# START OF Available data

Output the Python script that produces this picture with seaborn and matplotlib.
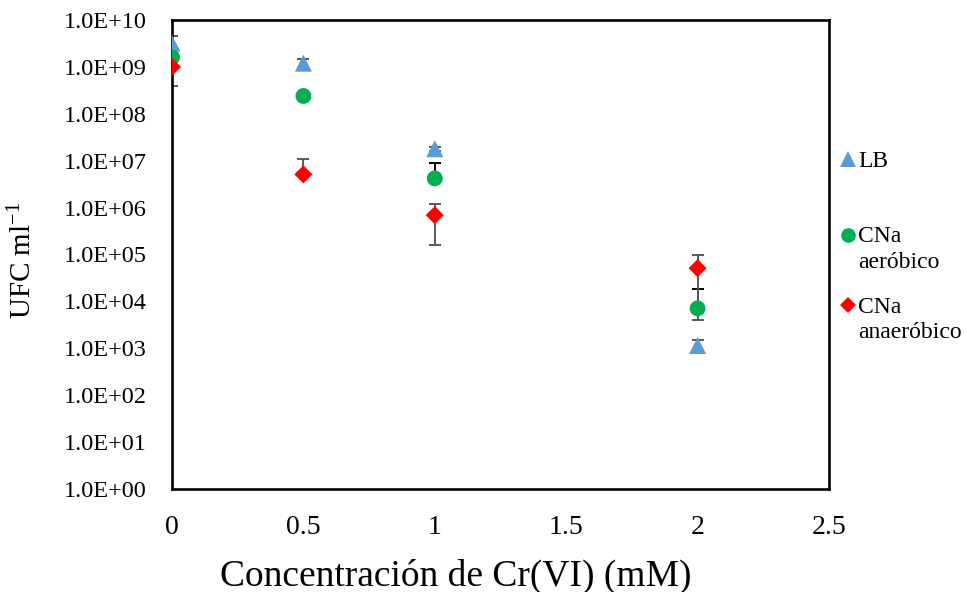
import numpy as np
import pandas as pd
import matplotlib
matplotlib.use("Agg")
import matplotlib.pyplot as plt
import seaborn as sns
from matplotlib.ticker import FixedLocator, FuncFormatter, NullLocator
from matplotlib.lines import Line2D

# ---- data ----
conc = [0, 0.5, 1, 2]
series = ["LB", "CNa aeróbico", "CNa anaeróbico"]
lb = [3.2e9, 1.2e9, 1.8e7, 1.15e3]
lb_err = [1.3e9, 2.5e8, 2.0e6, 3.5e2]
aer = [1.6e9, 2.4e8, 4.2e6, 7.1e3]
aer_err = [1.0e8, 2.0e7, 4.9e6, 1.1e4]
anaer = [1.0e9, 5.1e6, 6.9e5, 5.1e4]
anaer_err = [6.0e8, 6.0e6, 5.3e5, 4.7e4]
xticks = [0, 0.5, 1, 1.5, 2, 2.5]
yticks = [1e0, 1e1, 1e2, 1e3, 1e4, 1e5, 1e6, 1e7, 1e8, 1e9, 1e10]
legend_lines = [["LB"], ["CNa", "aeróbico"], ["CNa", "anaeróbico"]]

colors = {"LB": "#5B9BD5", "CNa aeróbico": "#00B050", "CNa anaeróbico": "#FF0000"}
markers = {"LB": "^", "CNa aeróbico": "o", "CNa anaeróbico": "D"}
sizes = {"LB": 150, "CNa aeróbico": 130, "CNa anaeróbico": 85}
err_colors = {"LB": "#595959", "CNa aeróbico": "#000000", "CNa anaeróbico": "#595959"}

values = {"LB": lb, "CNa aeróbico": aer, "CNa anaeróbico": anaer}
errors = {"LB": lb_err, "CNa aeróbico": aer_err, "CNa anaeróbico": anaer_err}

rows = []
for s in series:
    for c, v in zip(conc, values[s]):
        rows.append({"conc": c, "ufc": v, "serie": s})
df = pd.DataFrame(rows)

sns.set_theme(style="white")
plt.rcParams["font.family"] = ["Liberation Serif", "DejaVu Serif"]
plt.rcParams["mathtext.default"] = "regular"

fig = plt.figure(figsize=(9.67, 5.92), dpi=100)
ax = fig.add_axes([172 / 967, 1 - 489 / 592, (829 - 172) / 967, (489 - 20) / 592])
ax.set_yscale("log")

# error bars (Excel style: no lower bar when value - err <= 0)
for s in series:
    v = np.array(values[s])
    e = np.array(errors[s])
    lower = np.where(v - e > 0, e, 0.0)
    ax.errorbar(conc, v, yerr=[lower, e], fmt="none", ecolor=err_colors[s],
                elinewidth=1.4, capsize=4.3, capthick=1.4, zorder=2)

sns.scatterplot(data=df, x="conc", y="ufc", hue="serie", style="serie", size="serie",
                palette=colors, markers=markers, sizes=sizes, linewidth=0,
                legend=False, zorder=3, ax=ax)

ax.set_xlim(0, 2.5)
ax.set_ylim(1e0, 1e10)
ax.xaxis.set_major_locator(FixedLocator(xticks))
ax.xaxis.set_major_formatter(FuncFormatter(lambda v, p: f"{v:g}"))
ax.yaxis.set_major_locator(FixedLocator(yticks))
ax.yaxis.set_minor_locator(NullLocator())
ax.yaxis.set_major_formatter(FuncFormatter(lambda v, p: f"{v:.1E}"))
ax.tick_params(axis="y", length=0, pad=18, labelsize=17.5, colors="black")
ax.tick_params(axis="x", length=0, pad=19, labelsize=20, colors="black")

for sp in ax.spines.values():
    sp.set_visible(True)
    sp.set_color("black")
    sp.set_linewidth(1.9)

ax.set_xlabel("Concentración de Cr(VI) (mM)", fontsize=27, color="black")
ax.xaxis.set_label_coords((456 - 172) / 657, -0.148)
ax.set_ylabel("UFC ml$^{-1}$", fontsize=21, color="black")
ax.yaxis.set_label_coords((37 - 172) / 657, (489 - 260) / 469)
ax.grid(False)

# legend (Excel style: marker aligned with the first text line)
marker_y = [159, 235, 305]
baselines = [[167], [242, 268], [313, 338]]
for s, my, lines, bls in zip(series, marker_y, legend_lines, baselines):
    fig.add_artist(Line2D([848 / 967], [1 - my / 592], transform=fig.transFigure,
                          marker=markers[s], color=colors[s], linestyle="none",
                          markersize=np.sqrt(sizes[s]) * 0.92, markeredgewidth=0))
    for txt, bl in zip(lines, bls):
        fig.text(858 / 967, 1 - bl / 592, txt, fontsize=17, va="baseline", ha="left",
                 color="black")

fig.savefig("out.png", dpi=100, facecolor="white")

# END OF Available data

Task statement: From the material above, copy each line that includes the word "matplotlib".

Complete answer:
Output the Python script that produces this picture with seaborn and matplotlib.
import matplotlib
matplotlib.use("Agg")
import matplotlib.pyplot as plt
from matplotlib.ticker import FixedLocator, FuncFormatter, NullLocator
from matplotlib.lines import Line2D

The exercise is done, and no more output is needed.